Senator Bernie Sanders has been steadily climbing in popularity this year and is now tied with former Vice President Joe Biden for the 2020 Democratic presidential nomination among registered voters, according to a Reuters/Ipsos national poll, Reuters writes.
The online poll, released Thursday, shows that 20% of registered Democrats and independents said they would back Sanders over 11 other candidates to run in the general election against President Donald Trump, an increase of 2 percentage points from a similar poll that ran last week, Reuters added.
Another 19% supported Biden, 12% said they would vote for Senator Elizabeth Warren, 9% backed former New York City Mayor Michael Bloomberg and 6% said they would support Pete Buttigieg, the former mayor of South Bend, Indiana.
Sanders and Bloomberg have increased their level of support in each of the last three Reuters/Ipsos polls starting in mid-December, while support for Biden, Warren, and Buttigieg has remained flat.
The poll also shows that about one in five potential primary voters remain undecided. And among those who have picked, nearly two out of three say they are open to changing their minds.
Sanders, an independent who built a national network of fervent supporters while running for the party’s nomination in 2016, has consistently ranked among the most popular candidates since he entered the race. The poll shows that standing does not appear to have been hurt by his recent confrontation with Warren over Sanders’ views of women and politics.
Warren, who is aligned with Sanders on a variety of issues, has accused him of telling her in 2018 that a woman could not be elected president. Sanders disputes that claim, and the two sniped at each other after this week’s presidential debate about how they were framing the conversation in public, Reuters writes.
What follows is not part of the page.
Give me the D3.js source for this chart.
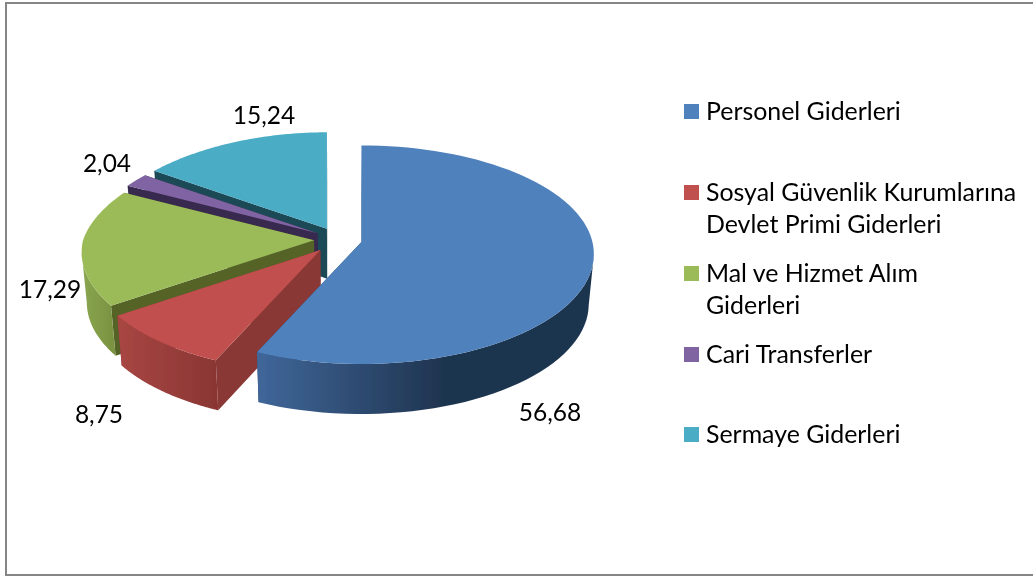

The dispute has the potential to reconfigure a Democratic nomination race that has stagnated for months with no single candidate emerging as the clear front-runner.
According to Reuters/Ipsos polling from December to January, women are the party’s biggest swing group: they are more than twice as likely as men to say they are undecided about which candidate to support. Among those women who have picked a candidate, nearly two out of three say they are open to changing their minds.